Une ligne de démarcation qui a favorisé des mouvements d’humeur quasi unanimes contre «le monstre» avec le plus souvent un éditorial commun largement publié dans des quotidiens différents. Si aujourd’hui la témérité, qui était la marque de fabrique de beaucoup de journalistes sénégalais, s’est étiolée, ce n’est certainement pas uniquement du fait d’une politique musclée. Même si par endroits, sous Macky, la Dic est mise à contribution pour des demandes d’explications de texte, l’approche du président actuel a fait des résultats probants.

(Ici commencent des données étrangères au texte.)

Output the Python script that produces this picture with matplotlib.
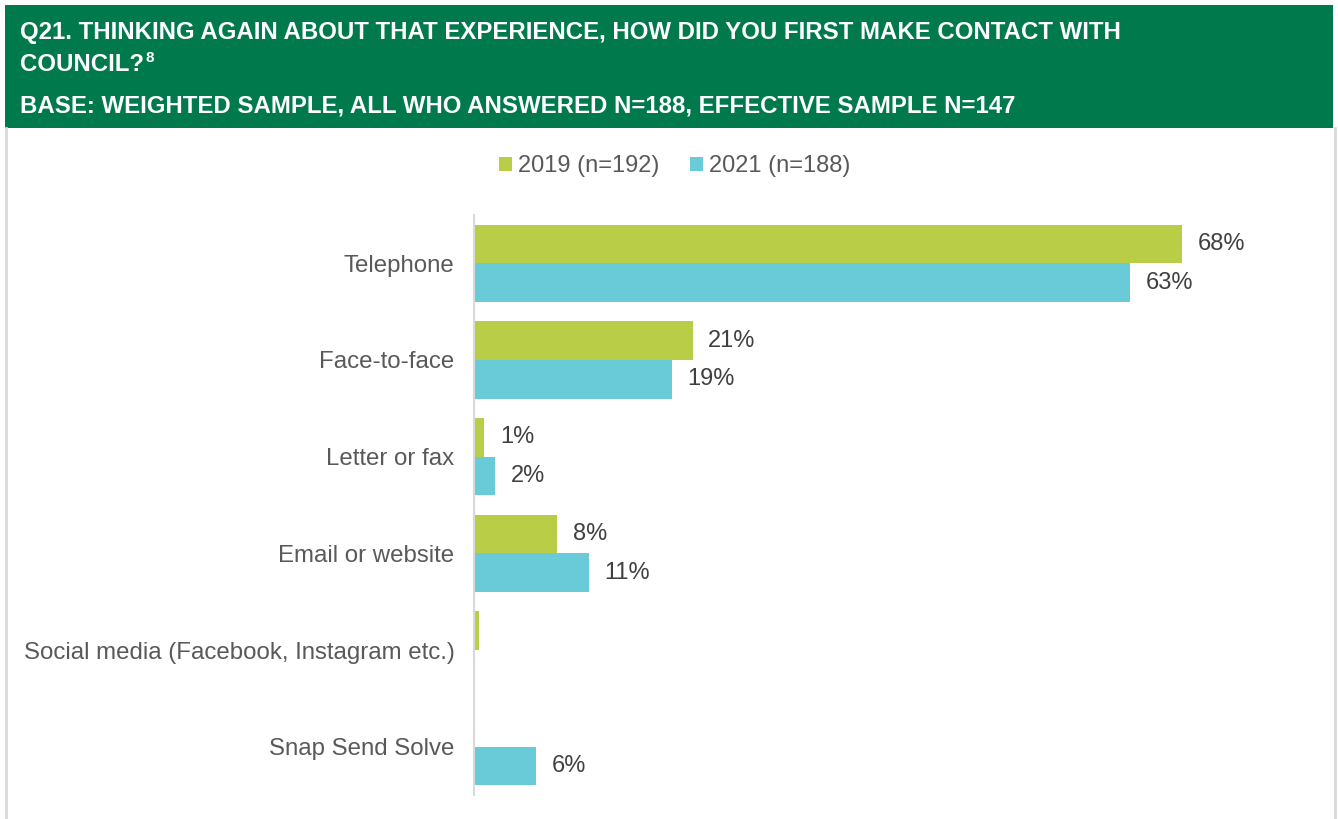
import matplotlib
matplotlib.use("Agg")
import matplotlib.pyplot as plt
from matplotlib.patches import Rectangle
from matplotlib.lines import Line2D

plt.rcParams['font.family'] = ['Liberation Sans', 'DejaVu Sans']

# survey answers, top to bottom
categories = ['Telephone', 'Face-to-face', 'Letter or fax', 'Email or website',
              'Social media (Facebook, Instagram etc.)', 'Snap Send Solve']
vals_2019 = [68, 21, 1, 8, 0.5, 0]
vals_2021 = [63, 19, 2, 11, 0, 6]
labels_2019 = ['68%', '21%', '1%', '8%', '', '']
labels_2021 = ['63%', '19%', '2%', '11%', '', '6%']
series_names = ['2019 (n=192)', '2021 (n=188)']

title_line1 = 'Q21. THINKING AGAIN ABOUT THAT EXPERIENCE, HOW DID YOU FIRST MAKE CONTACT WITH'
title_line2 = 'COUNCIL?'
title_note = '8'
base_line = 'BASE: WEIGHTED SAMPLE, ALL WHO ANSWERED N=188, EFFECTIVE SAMPLE N=147'

GREEN = '#B9CD46'
CYAN = '#69CBD8'
HEADER = '#007A4D'
TEXT = '#595959'

W, H = 1338, 819
fig = plt.figure(figsize=(W / 100, H / 100), dpi=100)
fig.patch.set_facecolor('white')


def fx(px):
    return px / W


def fy(py):
    return 1 - py / H


# header band and frame
fig.add_artist(Rectangle((fx(5), fy(128)), fx(1328), 123 / H,
                         transform=fig.transFigure, color=HEADER, lw=0))
for xp in (6, 1335):
    fig.add_artist(Line2D([fx(xp), fx(xp)], [fy(128), 0],
                          transform=fig.transFigure, color='#D9D9D9', lw=2))

hfont = dict(color='white', fontsize=17.3, fontweight='bold', va='baseline',
             ha='left')
fig.text(fx(20), fy(39), title_line1, **hfont)
t2 = fig.text(fx(20), fy(71), title_line2, **hfont)
fig.text(fx(20), fy(113), base_line, **hfont)
renderer = fig.canvas.get_renderer()
bb = t2.get_window_extent(renderer)
fig.text(bb.x1 / W + fx(2), fy(62), title_note, color='white', fontsize=11,
         fontweight='bold', va='baseline', ha='left')

# plotting area
ax = fig.add_axes([fx(474), fy(795), fx(833), 580 / H])
n = len(categories)
pos = list(range(n))
bh = 0.4
ax.barh([p - bh / 2 for p in pos], vals_2019, height=bh, color=GREEN,
        label=series_names[0])
ax.barh([p + bh / 2 for p in pos], vals_2021, height=bh, color=CYAN,
        label=series_names[1])

for p, v, lab in zip(pos, vals_2019, labels_2019):
    if lab:
        ax.text(v + 1.5, p - bh / 2, lab, va='center', ha='left',
                fontsize=17, color='#404040')
for p, v, lab in zip(pos, vals_2021, labels_2021):
    if lab:
        ax.text(v + 1.5, p + bh / 2, lab, va='center', ha='left',
                fontsize=17, color='#404040')

ax.set_ylim(n - 0.5, -0.5)
ax.set_xlim(0, 80)
ax.set_yticks(pos)
ax.set_yticklabels(categories, fontsize=17.3, color=TEXT)
ax.tick_params(axis='y', length=0, pad=14)
ax.set_xticks([])
for side in ('top', 'right', 'bottom'):
    ax.spines[side].set_visible(False)
ax.spines['left'].set_color('#D9D9D9')
ax.spines['left'].set_linewidth(1.5)

fig.legend(loc='center', bbox_to_anchor=(fx(675), fy(166)), ncol=2, frameon=False,
           fontsize=17, labelcolor=TEXT, handlelength=0.55, handleheight=0.55,
           handletextpad=0.25, columnspacing=1.3)

fig.savefig('out.png', dpi=100, facecolor='white')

Les plus irréductibles défenseurs des principes, sont devenus des agneaux. La carotte a fait ses effets. Le bâton est utilisé avec parcimonie. Macky Sall a réussi à s’introduire dans les rédactions avec la mise en place d’une grande rédaction composée de «plumes acerbes» contestataires et de grandes gueules. C’est une aubaine. Et c’est mieux que de créer des organes du parti comme «Il est midi» dont le Directeur de publication est actuellement Pca de la Rts.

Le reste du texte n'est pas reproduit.